In the meantime, nuclear plants across the country are storing their own waste on-site. It’s a solution that works fine for now, but it’s not a permanent one.

Enter NuCorp

Recently a bipartisan group of experts, including a former DoE official and former Nuclear Regulatory Commission (NRC) chair, published a report with a pretty straightforward solution: take this responsibility away from the DoE and give it to the people who have a real stake in solving the problem fast.

Their proposal is called NuCorp, an independent corporation led by nuclear reactor owners. These guys are already responsible for managing waste at their own plants, meaning that they understand the logistics, the safety requirements, and the timeline.

Any site selected under NuCorp would still require NRC licensing, as well as an independent advisory committee. This group of technical experts and representatives from relevant state, tribal, and local governments would oversee operations and report annually back to Congress and the public. The structure maintains the safety and oversight of a DoE job, it just puts implementation into more motivated – and experienced – hands.

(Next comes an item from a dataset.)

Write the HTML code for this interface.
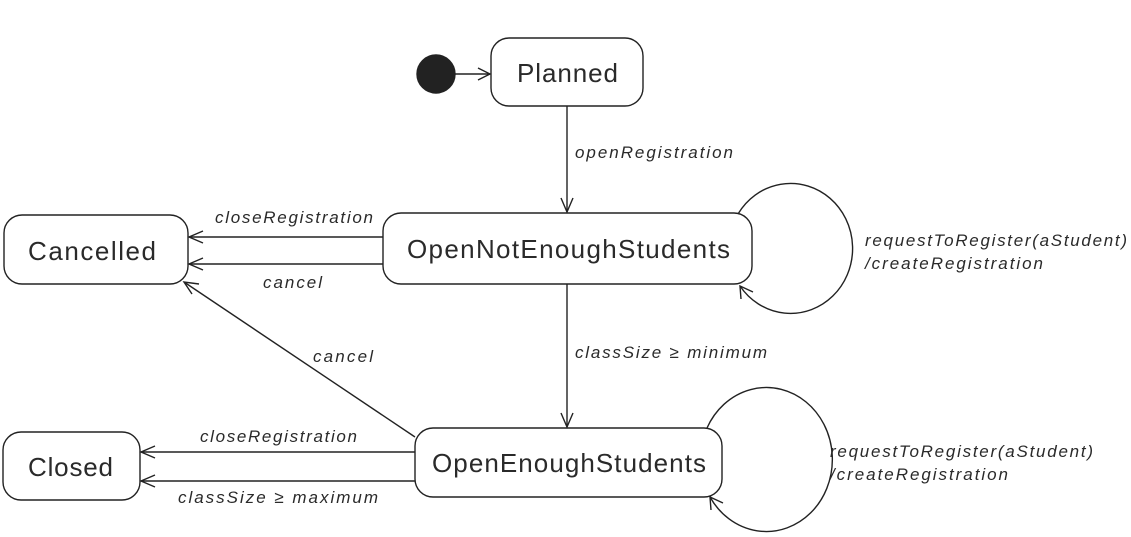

A tunnel boring machine at Yucca Mountain (US DoE)

Cash no problem

And here’s the money part that makes this whole thing possible. From 1983 to 2014, all US nuclear plant operators paid into something called the Nuclear Waste Fund, which was designed to finance a permanent disposal solution. By 2014, it had accumulated $40 billion.

Then, a federal court stepped in. The court basically said “you can’t keep collecting money for a program that doesn’t exist,” and ordered the DoE to stop charging the fee (which is a fair point). But even though operators stopped paying in 2014, the fund kept growing from interest alone, and now sits at around $52 billion.

The NuCorp proposal would use this money for its original purpose. Operators are currently paying to store waste at their plant sites, and would jump at the chance to engineer a real, permanent solution. Finland and Sweden are succeeding because they put the nuclear industry in the driver’s seat with strong regulatory oversight, and it’s time for the US to do the same.

Campus kings

Just last month, the DoE launched another initiative: Nuclear Lifecycle Innovation Campuses. The idea is to get states to volunteer to host regional hubs that handle everything from fuel fabrication and enrichment to reprocessing used fuel and storing the waste onsite. States like Wyoming, Tennessee, and Idaho are already competing for the chance, lured by the promise of up to $50 billion in private investment and thousands of jobs.

On paper, it sounds great – a whole-cycle solution with willing host communities. But it’s still the DoE running the show, and after four decades of false starts, that’s exactly the problem.

We can’t solve the waste debacle with another study or another decade of congressional back-and-forth, but by putting responsibility where it belongs. Forty-four years is long enough to wait.